Nguyen Viet, a Vietnamese man born as a conjoined twin apparently due to effects from Agent Orange, died Saturday at a hospital in Ho Chi Minh City, his relatives said. He was 26.

Bedridden due to aftereffects of brain fever before he was separated from his brother Duc at age 7, Nguyen Viet's health had recently deteriorated and he suffered pneumonia and abdominal bleeding, the relatives said.

The twins were born Feb. 25, 1981, to a farming couple in a central province where U.S. military aircraft released massive amounts of the defoliant Agent Orange during the Vietnam War.

When Nguyen Viet came down with the life-threatening brain fever, a team of Japanese and Vietnamese doctors successfully separated the twins in 1988. They had been conjoined at the lower halves of their bodies and shared some organs.

The twins visited Japan numerous times before and after the surgery to receive medical treatment.

Nguyen Duc married last December, but his brother was unable to attend.

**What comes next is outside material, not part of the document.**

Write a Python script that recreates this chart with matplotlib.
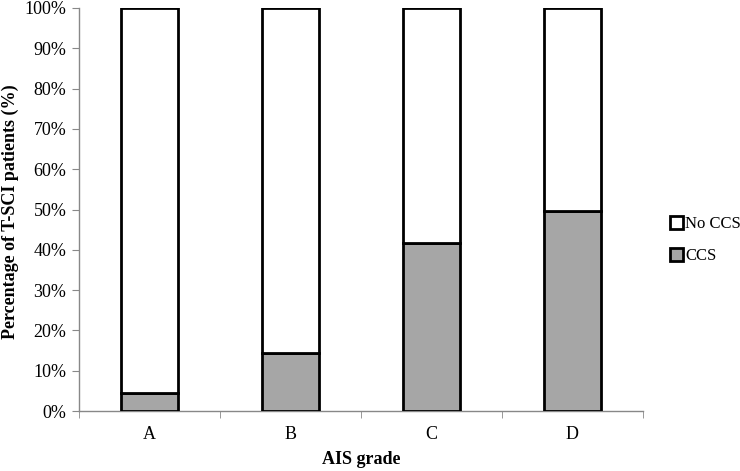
import numpy as np
import matplotlib.pyplot as plt
from matplotlib.ticker import PercentFormatter, FixedLocator
from matplotlib.patches import Patch

grades = ['A', 'B', 'C', 'D']
ccs = [4.4, 14.5, 41.8, 49.6]
no_ccs = [100 - v for v in ccs]

plt.rcParams['font.family'] = ['Liberation Serif', 'DejaVu Serif']

fig = plt.figure(figsize=(7.4, 4.71), dpi=100)
ax = fig.add_axes([79 / 740, 60 / 471, 564 / 740, 403 / 471])

x = np.arange(len(grades))
ax.bar(x, ccs, width=0.4, color='#a6a6a6', edgecolor='black', linewidth=2, zorder=3)
ax.bar(x, no_ccs, width=0.4, bottom=ccs, color='white', edgecolor='black', linewidth=2, zorder=3)

ax.set_xlim(-0.5, len(grades) - 0.5)
ax.set_ylim(0, 100)
ax.set_yticks(np.arange(0, 101, 10))
ax.yaxis.set_major_formatter(PercentFormatter(decimals=0))
ax.set_xticks(x)
ax.set_xticklabels(grades)
ax.xaxis.set_minor_locator(FixedLocator(np.arange(-0.5, len(grades), 1)))
ax.tick_params(axis='x', which='major', length=0, pad=11, labelsize=13)
ax.tick_params(axis='x', which='minor', length=5, color='#888888', direction='out')
ax.tick_params(axis='y', length=5, color='#888888', direction='out', labelsize=13, pad=4)

for s in ['top', 'right']:
    ax.spines[s].set_visible(False)
for s in ['left', 'bottom']:
    ax.spines[s].set_color('#888888')
    ax.spines[s].set_linewidth(1)

# axis titles placed in figure pixels to keep them inside the canvas
fig.text(10 / 740, 1 - 212 / 471, 'Percentage of T-SCI patients (%)', rotation=90,
         ha='center', va='center', fontsize=13, fontweight='bold')
fig.text(361 / 740, 1 - 460 / 471, 'AIS grade', ha='center', va='center',
         fontsize=13, fontweight='bold')

handles = [Patch(facecolor='white', edgecolor='black', linewidth=2, label='No CCS'),
           Patch(facecolor='#a6a6a6', edgecolor='black', linewidth=2, label='CCS')]
fig.legend(handles=handles, loc='center left', bbox_to_anchor=(670 / 740, 1 - 240 / 471),
           frameon=False, fontsize=12, handlelength=0.8, handleheight=0.8,
           handletextpad=0.1, labelspacing=0.95, borderaxespad=0, borderpad=0)

fig.savefig('out.png', dpi=100)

"I'm really sad, and feel like crying," Nguyen Duc said, adding he was at his brother's bedside when he was dying.

"I really wanted him to live until the 20th anniversary Oct. 4 next year of the separation operation," he said. "But now, only I can attend the 20th anniversary ceremony next year."

The twins received wide media coverage in Japan as symbols of the victims of defoliants used by the U.S. military in Vietnam.